In between personal segments, Olbermann diagnosed what he felt were the problems with the reform effort. Take the public option. Its trouble, Olbermann insisted, is its name. "Political speak," Olbermann said. "It is legalese. It is the ego of the informed strutting down the street and saying, 'Look at me, I talk smart.'" (Perhaps not the most cutting insult, coming in the middle of an hour-long monologue.) Instead, Democrats should have called it "Medicare for all," he said. Except the public option would not be Medicare for all. Only people whose companies don't provide insurance, or some small businesses that can't afford private plans now, would even have the choice to enroll in a public insurance plan. And anyone who signs up with a public plan would have to pay a larger monthly premium than they do for Medicare. (Correction: this post originally said Medicare recipients don't pay a premium at all.)

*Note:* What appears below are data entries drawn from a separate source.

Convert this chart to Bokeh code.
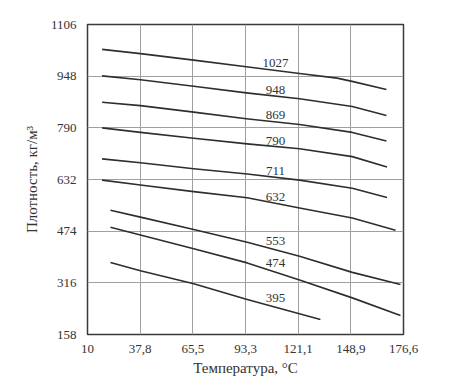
from bokeh.plotting import figure
from bokeh.models import FixedTicker, Range1d, ColumnDataSource
from bokeh.core.properties import value
from bokeh.embed import file_html
from bokeh.resources import INLINE

# Temperature ticks (°C) and density ticks (kg/m3)
x_ticks = [10, 37.8, 65.5, 93.3, 121.1, 148.9, 176.6]
x_tick_labels = ["10", "37,8", "65,5", "93,3", "121,1", "148,9", "176,6"]
y_ticks = [158, 316, 474, 632, 790, 948, 1106]

# Curves: temperature (°C) and density (kg/m3)
t_1027 = [17.7, 37.9, 66.0, 93.7, 121.8, 141.6, 149.5, 167.6]
d_1027 = [1030, 1017, 997, 977, 956, 942, 932, 907]
t_948 = [17.7, 37.9, 66.0, 93.7, 121.8, 149.6, 167.6]
d_948 = [949, 937, 917, 897, 879, 855, 828]
t_869 = [17.7, 37.9, 66.0, 93.7, 121.8, 149.6, 167.6]
d_869 = [868, 858, 838, 818, 800, 776, 750]
t_790 = [17.7, 37.9, 66.0, 94.2, 121.8, 149.6, 167.9]
d_790 = [790, 776, 758, 741, 726, 702, 670]
t_711 = [17.7, 37.9, 66.0, 94.2, 121.8, 149.6, 167.9]
d_711 = [695, 683, 665, 649, 630, 605, 577]
t_632 = [17.7, 37.9, 66.0, 94.2, 121.8, 149.6, 172.4]
d_632 = [630, 615, 595, 576, 545, 514, 477]
t_553 = [22.1, 37.9, 66.0, 94.2, 121.8, 149.6, 175.0]
d_553 = [538, 517, 479, 440, 397, 348, 311]
t_474 = [22.1, 37.9, 66.0, 94.2, 121.8, 149.6, 175.0]
d_474 = [486, 462, 420, 377, 325, 270, 216]
t_395 = [22.1, 37.9, 66.0, 94.2, 132.8]
d_395 = [378, 353, 313, 265, 204]

curves = [(t_1027, d_1027), (t_948, d_948), (t_869, d_869), (t_790, d_790),
          (t_711, d_711), (t_632, d_632), (t_553, d_553), (t_474, d_474),
          (t_395, d_395)]

# Curve labels
label_text = ["1027", "948", "869", "790", "711", "632", "553", "474", "395"]
label_x = [109.1] * 9
label_y = [987, 907, 828, 749, 657, 577, 444, 378, 270]

FONT = "Liberation Serif"

p = figure(width=448, height=378, output_backend="svg", toolbar_location=None,
           x_range=Range1d(10, 176.6), y_range=Range1d(158, 1106),
           min_border_left=87, min_border_right=45, min_border_top=24,
           min_border_bottom=40)

p.background_fill_color = "white"
p.border_fill_color = "white"
p.outline_line_color = "#3a3a3a"
p.outline_line_width = 1.5

for t, d in curves:
    p.line(t, d, line_color="#2e2e2e", line_width=1.6, line_join="round")

src = ColumnDataSource(dict(x=label_x, y=label_y, t=label_text))
p.text(x="x", y="y", text="t", source=src, text_font=value(FONT),
       text_font_size="13px", text_align="center", text_baseline="middle",
       text_color="#333333")

p.xaxis.ticker = FixedTicker(ticks=x_ticks)
p.yaxis.ticker = FixedTicker(ticks=y_ticks)
p.xaxis.major_label_overrides = {k: v for k, v in zip(x_ticks, x_tick_labels)}

for ax in (p.xaxis[0], p.yaxis[0]):
    ax.axis_line_color = None
    ax.major_tick_line_color = None
    ax.minor_tick_line_color = None
    ax.major_label_text_font = FONT
    ax.major_label_text_font_size = "13px"
    ax.major_label_text_color = "#333333"
    ax.axis_label_text_font = FONT
    ax.axis_label_text_font_size = "15px"
    ax.axis_label_text_font_style = "normal"
    ax.axis_label_text_color = "#333333"

p.xaxis.axis_label = "Температура, °C"
p.yaxis.axis_label = "Плотность, кг/м³"
p.xaxis.major_label_standoff = 4
p.yaxis.major_label_standoff = 5
p.xaxis.axis_label_standoff = 4
p.yaxis.axis_label_standoff = 8

p.xgrid.grid_line_color = "#a0a0a0"
p.ygrid.grid_line_color = "#a0a0a0"
p.xgrid.grid_line_width = 1
p.ygrid.grid_line_width = 1

open("out.html", "w").write(file_html(p, INLINE))
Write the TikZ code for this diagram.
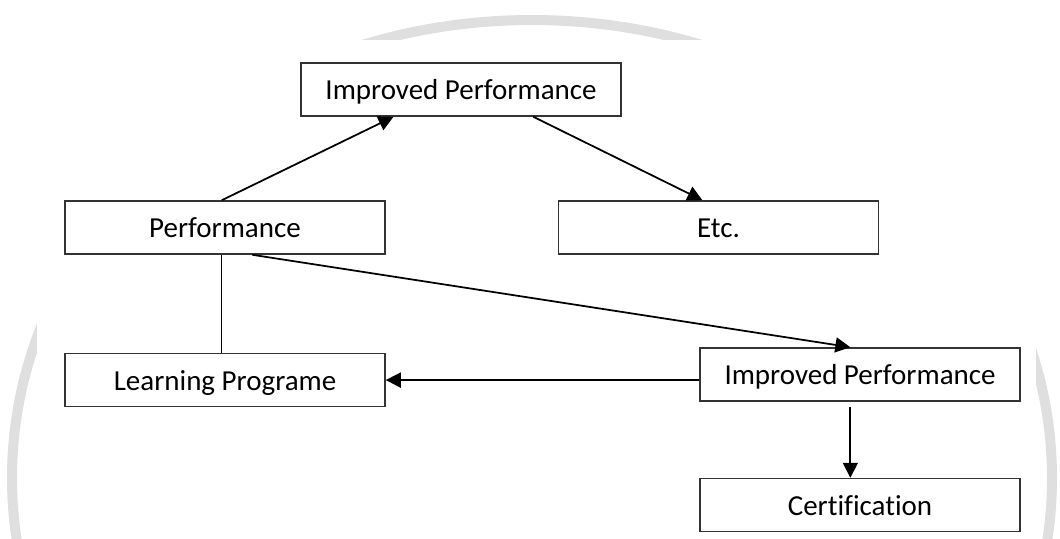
\documentclass[tikz,border=0pt]{standalone}
\usepackage{fontspec}
\setmainfont[Ligatures=NoCommon]{Carlito}
\usetikzlibrary{arrows.meta,positioning,calc}

\begin{document}
\begin{tikzpicture}[
  x=0.02cm, y=-0.02cm,
  node distance=1.96cm and 3.44cm,
  font=\fontsize{16.5}{20}\selectfont,
  box/.style={rectangle, draw=black!80, line width=0.9pt, minimum width=6.4cm, minimum height=1.06cm, inner sep=0pt, text height=11.7pt, text depth=0pt},
  arrow/.style={-{Triangle[length=0.3cm,width=0.3cm]}, line width=1pt},
  link/.style={line width=0.8pt}
]
  % page frame and faint watermark behind the white panel
  \useasboundingbox (0,0) rectangle (1060,538);
  \begin{scope}
    \clip (0,0) rectangle (1060,538);
    \draw[gray!25, line width=0.2cm] (532,478) ellipse[x radius=520, y radius=458];
    \fill[white] (37,40) rectangle (1036,538);
  \end{scope}

  % Row 1: top result
  \node[box] (impA) at (461,89.5) {Improved Performance};

  % Row 2: performance and etc.
  \node[box] (perf) at (225,227.5) {Performance};
  \node[box, right=of perf] (etc) {Etc.};

  % Row 3: learning programme and second result
  \node[box, below=of perf] (learn) {Learning Programe};
  \node[box] (impB) at (860,374.5) {Improved Performance};

  % Row 4: certification
  \node[box, below=1.52cm of impB] (cert) {Certification};

  % connectors
  \draw[arrow] ($(perf.north west)!0.49!(perf.north east)$) -- ($(impA.south west)!0.29!(impA.south east)$);
  \draw[arrow] ($(impA.south west)!0.725!(impA.south east)$) -- ($(etc.north west)!0.45!(etc.north east)$);
  \draw[arrow] ($(perf.south west)!0.585!(perf.south east)$) -- ($(impB.north west)!0.47!(impB.north east)$);
  \draw[link] ($(perf.south west)!0.49!(perf.south east)$) -- ($(learn.north west)!0.49!(learn.north east)$);
  \draw[arrow] (impB.west |- learn.east) -- (learn.east);
  \draw[arrow, shorten <=3pt] ($(impB.south west)!0.47!(impB.south east)$) -- ($(cert.north west)!0.47!(cert.north east)$);
\end{tikzpicture}
\end{document}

Olbermann knew all that. Calling the public option Medicare for all "might not be literally true, but instead of terrifying, it would be reassuring," he said. Explaining how it would work -- or why the Senate Finance Committee is resisting putting it in the bill -- might have been a more productive use of his time.
The "Special Comment" took on all sorts of issues that didn't appear to have much to do with the healthcare debate. Olbermann engaged in a rhetorical battle with Winston Churchill, who had opposed national health insurance in Britain after World War II (and, Olbermann said, lost his government for it). He won the fight, for what it was worth, by digging up a Churchill quote from the 1930s where the former British prime minister insisted government had a right to provide for people's well-being. But what was the point? Churchill is dead; the healthcare reform plan isn't remotely modeled on Britain's National Health Service; the only people who think it is are the conservative opponents of reform. The same went for Olbermann's references to 1840s Manchester, or his lengthy discussion of corporate-owned life insurance, the point of which seemed to be that corporations are greedy. (Breaking news.)
Insurance companies, rightly, came in for a special lambasting. "We must recognize the enemy here," Olbermann said. "It is an enemy capable of perverting reform meant for you and me into its own ATM." But again, Olbermann mostly ignored what's actually happening, in favor of preaching to the choir, rather than explaining the situation. He told viewers not to think of doctors or pharmacists as their enemy, but how many do? "The time has come to realign this battle here so that it is not just us against the entire medical establishment," he said. Most of the medical establishment -- including doctors and pharmacists -- is still on board with reform, and many industry groups don't even oppose a public option the way insurance companies do. And he couldn't help going overboard here, either. "You shall not crucify mankind upon a cross of blue," Olbermann said, paraphrasing William Jennings Bryan.
By the end of the hour, Olbermann had stopped declaiming and come up with something that might be able to do something about it all. His initial impulse was to call for an insurance strike, he said. But that would just make the problem worse. So instead he asked viewers to join an effort by the National Association of Free Clinics to sponsor clinics in five cities -- Little Rock, Ark.; Butte, Mont.; Las Vegas; Baton Rouge, La.; and Lincoln, Neb. -- represented by Democratic senators who could vote to stop a GOP filibuster against healthcare reform.
It was a call to action, and it could help bring about change. If only you could say the same about the rest of the show.